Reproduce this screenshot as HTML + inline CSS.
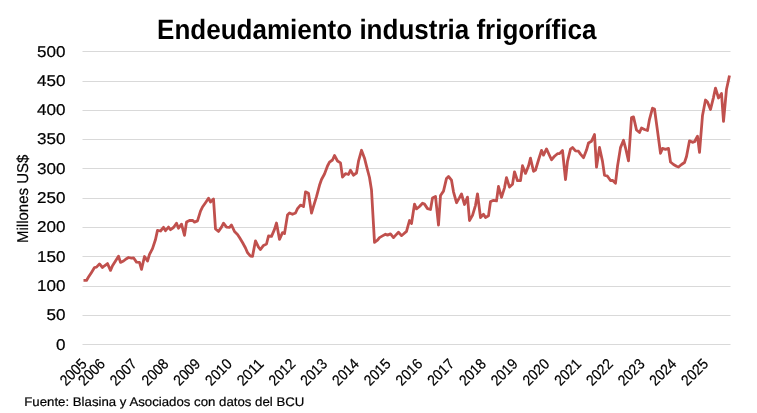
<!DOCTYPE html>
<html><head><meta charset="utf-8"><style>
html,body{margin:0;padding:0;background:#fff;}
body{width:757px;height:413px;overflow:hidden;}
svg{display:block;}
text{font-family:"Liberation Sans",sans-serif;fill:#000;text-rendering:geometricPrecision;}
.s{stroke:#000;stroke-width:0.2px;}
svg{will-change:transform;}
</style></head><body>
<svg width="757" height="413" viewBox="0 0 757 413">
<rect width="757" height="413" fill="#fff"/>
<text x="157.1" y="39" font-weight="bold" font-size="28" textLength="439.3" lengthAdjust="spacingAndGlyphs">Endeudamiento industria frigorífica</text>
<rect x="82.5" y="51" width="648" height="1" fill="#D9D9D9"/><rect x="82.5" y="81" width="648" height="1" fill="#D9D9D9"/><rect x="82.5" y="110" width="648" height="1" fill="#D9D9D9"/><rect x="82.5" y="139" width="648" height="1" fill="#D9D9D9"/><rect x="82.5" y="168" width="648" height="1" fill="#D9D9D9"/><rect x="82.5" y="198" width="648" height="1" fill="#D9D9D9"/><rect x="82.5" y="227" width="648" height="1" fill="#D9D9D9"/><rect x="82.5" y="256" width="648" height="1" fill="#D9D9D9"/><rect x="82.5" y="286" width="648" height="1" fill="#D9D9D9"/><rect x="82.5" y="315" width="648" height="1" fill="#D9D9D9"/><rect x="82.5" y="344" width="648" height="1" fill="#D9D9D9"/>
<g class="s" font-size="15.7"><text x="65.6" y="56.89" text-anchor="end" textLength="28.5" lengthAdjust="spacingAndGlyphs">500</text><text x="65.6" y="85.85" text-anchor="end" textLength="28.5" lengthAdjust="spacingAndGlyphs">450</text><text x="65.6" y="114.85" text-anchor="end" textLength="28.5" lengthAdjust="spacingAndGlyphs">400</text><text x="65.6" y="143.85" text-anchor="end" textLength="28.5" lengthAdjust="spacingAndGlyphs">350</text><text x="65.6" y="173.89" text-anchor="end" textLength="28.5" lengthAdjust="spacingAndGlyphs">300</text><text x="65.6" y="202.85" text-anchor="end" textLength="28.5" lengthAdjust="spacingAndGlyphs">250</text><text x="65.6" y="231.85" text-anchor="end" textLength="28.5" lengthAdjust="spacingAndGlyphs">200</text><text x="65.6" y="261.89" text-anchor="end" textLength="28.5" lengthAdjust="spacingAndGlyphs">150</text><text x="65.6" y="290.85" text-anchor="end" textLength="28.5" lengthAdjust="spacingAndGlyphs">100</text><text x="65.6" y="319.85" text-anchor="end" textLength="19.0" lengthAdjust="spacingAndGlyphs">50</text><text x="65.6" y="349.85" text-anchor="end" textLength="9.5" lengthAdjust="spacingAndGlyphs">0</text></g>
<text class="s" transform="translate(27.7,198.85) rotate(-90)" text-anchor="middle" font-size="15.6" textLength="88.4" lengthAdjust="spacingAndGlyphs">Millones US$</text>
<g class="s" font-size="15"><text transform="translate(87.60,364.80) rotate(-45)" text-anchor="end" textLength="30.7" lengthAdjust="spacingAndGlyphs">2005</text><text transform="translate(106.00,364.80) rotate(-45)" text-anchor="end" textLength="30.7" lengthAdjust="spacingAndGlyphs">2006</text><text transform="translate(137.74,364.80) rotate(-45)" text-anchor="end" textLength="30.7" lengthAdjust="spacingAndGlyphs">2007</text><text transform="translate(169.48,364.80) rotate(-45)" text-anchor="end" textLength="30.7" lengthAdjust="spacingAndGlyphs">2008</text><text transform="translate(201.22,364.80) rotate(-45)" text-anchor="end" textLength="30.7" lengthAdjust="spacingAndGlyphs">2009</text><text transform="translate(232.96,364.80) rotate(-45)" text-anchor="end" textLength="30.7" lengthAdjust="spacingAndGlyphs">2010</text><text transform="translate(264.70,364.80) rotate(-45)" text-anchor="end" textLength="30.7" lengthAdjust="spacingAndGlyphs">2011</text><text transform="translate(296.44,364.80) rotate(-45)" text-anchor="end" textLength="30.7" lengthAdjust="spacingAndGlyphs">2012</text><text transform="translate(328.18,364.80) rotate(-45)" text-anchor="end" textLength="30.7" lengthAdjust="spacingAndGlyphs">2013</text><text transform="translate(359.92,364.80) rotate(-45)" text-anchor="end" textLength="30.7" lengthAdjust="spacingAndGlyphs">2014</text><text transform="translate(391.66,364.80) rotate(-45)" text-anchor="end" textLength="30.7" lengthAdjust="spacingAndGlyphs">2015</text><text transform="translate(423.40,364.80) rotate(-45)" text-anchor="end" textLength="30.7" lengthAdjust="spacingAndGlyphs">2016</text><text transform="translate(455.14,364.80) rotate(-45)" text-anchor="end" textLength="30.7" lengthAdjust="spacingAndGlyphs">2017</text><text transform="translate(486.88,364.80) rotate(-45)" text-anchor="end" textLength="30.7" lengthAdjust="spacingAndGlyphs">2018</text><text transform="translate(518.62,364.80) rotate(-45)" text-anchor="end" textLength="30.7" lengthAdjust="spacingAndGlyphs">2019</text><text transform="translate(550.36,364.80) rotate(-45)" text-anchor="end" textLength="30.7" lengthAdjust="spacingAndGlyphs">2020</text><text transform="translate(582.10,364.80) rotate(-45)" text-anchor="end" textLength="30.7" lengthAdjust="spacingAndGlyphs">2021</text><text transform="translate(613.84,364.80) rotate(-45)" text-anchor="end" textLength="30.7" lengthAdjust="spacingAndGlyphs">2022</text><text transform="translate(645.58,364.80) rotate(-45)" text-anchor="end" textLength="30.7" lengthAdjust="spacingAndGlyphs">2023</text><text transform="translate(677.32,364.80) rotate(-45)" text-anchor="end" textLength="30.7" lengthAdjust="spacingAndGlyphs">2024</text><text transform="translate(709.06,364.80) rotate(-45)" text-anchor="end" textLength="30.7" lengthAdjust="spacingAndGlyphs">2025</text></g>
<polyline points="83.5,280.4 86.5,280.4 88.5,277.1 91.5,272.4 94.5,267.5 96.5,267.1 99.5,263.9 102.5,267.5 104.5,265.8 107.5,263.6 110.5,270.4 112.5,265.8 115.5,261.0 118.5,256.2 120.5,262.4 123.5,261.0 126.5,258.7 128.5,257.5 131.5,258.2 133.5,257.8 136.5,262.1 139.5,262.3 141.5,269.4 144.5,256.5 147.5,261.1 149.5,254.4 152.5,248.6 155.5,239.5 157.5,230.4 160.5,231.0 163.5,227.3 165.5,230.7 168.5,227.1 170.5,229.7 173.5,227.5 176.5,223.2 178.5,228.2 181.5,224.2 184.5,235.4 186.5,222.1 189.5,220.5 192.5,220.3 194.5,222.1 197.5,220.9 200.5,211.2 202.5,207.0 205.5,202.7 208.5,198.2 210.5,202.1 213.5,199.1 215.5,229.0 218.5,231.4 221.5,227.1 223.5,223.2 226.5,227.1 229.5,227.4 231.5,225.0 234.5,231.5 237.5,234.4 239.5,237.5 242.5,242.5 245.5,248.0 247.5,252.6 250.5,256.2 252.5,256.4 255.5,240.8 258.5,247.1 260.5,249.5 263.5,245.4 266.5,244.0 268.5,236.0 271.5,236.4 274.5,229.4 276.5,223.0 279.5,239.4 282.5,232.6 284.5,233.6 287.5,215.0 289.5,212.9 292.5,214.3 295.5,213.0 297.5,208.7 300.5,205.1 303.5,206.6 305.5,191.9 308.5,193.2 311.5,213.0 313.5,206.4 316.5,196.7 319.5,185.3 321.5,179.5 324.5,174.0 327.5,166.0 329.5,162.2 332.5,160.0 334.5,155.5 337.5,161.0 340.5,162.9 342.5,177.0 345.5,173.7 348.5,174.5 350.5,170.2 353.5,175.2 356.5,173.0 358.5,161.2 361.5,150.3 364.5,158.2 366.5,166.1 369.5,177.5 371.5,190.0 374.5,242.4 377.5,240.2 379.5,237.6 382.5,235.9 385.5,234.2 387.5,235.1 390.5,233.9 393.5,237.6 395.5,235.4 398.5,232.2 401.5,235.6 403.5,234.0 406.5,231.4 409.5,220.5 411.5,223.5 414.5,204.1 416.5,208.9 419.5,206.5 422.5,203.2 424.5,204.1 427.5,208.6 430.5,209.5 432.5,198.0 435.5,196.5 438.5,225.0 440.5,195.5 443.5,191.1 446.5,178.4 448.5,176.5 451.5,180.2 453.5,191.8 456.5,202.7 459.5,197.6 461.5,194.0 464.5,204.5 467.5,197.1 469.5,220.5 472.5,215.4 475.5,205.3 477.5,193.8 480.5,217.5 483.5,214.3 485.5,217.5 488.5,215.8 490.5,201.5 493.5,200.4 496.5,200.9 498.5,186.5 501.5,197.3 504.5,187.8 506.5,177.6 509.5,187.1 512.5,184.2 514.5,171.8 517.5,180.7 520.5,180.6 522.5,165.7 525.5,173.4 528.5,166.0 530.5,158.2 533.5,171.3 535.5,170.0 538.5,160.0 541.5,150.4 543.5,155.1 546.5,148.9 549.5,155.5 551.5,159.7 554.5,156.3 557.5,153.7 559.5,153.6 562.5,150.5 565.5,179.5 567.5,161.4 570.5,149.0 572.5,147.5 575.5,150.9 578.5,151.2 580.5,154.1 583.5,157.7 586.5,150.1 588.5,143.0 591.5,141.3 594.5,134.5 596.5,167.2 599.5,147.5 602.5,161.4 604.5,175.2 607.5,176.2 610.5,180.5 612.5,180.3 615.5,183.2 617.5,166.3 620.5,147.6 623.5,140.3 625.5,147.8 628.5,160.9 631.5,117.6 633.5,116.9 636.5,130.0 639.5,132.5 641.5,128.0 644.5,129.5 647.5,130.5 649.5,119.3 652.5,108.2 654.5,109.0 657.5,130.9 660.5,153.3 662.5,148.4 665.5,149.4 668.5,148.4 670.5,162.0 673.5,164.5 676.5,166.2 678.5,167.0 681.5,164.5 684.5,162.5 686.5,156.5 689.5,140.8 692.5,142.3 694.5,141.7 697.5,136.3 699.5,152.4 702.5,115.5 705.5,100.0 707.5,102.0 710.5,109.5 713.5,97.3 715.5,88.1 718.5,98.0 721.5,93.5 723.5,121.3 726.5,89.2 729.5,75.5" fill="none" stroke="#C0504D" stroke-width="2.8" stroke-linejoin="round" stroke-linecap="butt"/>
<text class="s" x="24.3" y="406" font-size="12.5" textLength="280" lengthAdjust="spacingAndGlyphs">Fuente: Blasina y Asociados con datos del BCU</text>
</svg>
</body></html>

......

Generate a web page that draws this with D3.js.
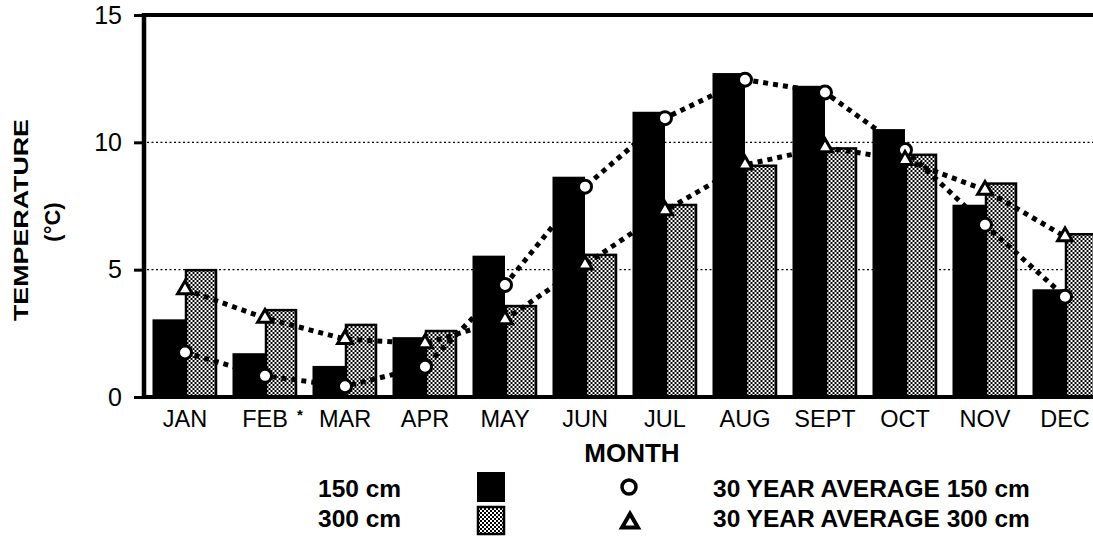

......

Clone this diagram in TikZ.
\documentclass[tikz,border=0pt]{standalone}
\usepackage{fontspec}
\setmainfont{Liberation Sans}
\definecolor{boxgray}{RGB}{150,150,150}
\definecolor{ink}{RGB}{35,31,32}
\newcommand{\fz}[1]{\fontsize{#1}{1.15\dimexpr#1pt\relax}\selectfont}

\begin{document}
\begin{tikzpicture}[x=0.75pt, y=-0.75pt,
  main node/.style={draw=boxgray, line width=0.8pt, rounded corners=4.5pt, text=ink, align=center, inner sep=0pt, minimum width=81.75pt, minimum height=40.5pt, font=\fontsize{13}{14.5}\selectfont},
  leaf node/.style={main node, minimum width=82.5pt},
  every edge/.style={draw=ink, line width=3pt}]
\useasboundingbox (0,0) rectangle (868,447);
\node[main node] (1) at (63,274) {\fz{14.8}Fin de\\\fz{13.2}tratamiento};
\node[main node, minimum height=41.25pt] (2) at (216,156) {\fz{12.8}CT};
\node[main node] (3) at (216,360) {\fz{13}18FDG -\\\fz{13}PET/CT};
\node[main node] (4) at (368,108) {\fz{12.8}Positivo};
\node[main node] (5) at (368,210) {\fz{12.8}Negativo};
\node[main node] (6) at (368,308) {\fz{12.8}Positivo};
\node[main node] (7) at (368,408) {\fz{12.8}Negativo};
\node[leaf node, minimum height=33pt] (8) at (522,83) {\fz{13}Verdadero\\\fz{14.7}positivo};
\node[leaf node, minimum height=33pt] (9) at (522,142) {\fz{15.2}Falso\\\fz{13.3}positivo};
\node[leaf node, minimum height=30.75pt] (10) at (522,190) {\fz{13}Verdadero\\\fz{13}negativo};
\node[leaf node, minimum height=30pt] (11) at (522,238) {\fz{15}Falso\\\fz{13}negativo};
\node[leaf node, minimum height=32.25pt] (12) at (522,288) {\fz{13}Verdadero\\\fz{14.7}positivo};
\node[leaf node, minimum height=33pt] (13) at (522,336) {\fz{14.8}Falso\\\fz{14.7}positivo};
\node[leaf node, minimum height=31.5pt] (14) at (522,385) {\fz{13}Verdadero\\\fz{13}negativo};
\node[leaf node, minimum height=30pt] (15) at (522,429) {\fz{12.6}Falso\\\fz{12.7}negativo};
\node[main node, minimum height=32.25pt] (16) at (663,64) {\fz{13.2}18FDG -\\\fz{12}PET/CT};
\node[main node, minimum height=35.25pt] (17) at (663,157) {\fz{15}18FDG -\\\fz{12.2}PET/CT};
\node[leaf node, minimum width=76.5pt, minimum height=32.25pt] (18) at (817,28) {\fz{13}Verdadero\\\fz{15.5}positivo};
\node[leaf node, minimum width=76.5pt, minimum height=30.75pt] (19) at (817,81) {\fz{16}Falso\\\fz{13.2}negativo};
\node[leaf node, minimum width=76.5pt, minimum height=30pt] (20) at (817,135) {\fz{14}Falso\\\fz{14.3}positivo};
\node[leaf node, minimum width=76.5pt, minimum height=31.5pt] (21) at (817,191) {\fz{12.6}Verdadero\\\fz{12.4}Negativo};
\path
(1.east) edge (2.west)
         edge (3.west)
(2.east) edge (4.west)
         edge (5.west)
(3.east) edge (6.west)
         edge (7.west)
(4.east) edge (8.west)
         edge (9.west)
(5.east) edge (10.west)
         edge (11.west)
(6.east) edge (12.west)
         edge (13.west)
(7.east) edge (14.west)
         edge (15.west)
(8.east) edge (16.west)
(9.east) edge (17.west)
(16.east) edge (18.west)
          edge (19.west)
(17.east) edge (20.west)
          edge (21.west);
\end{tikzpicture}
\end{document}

......

Your objective: Your answer should be one number: the count of lines in the data above that include the word "this".

Task result: 3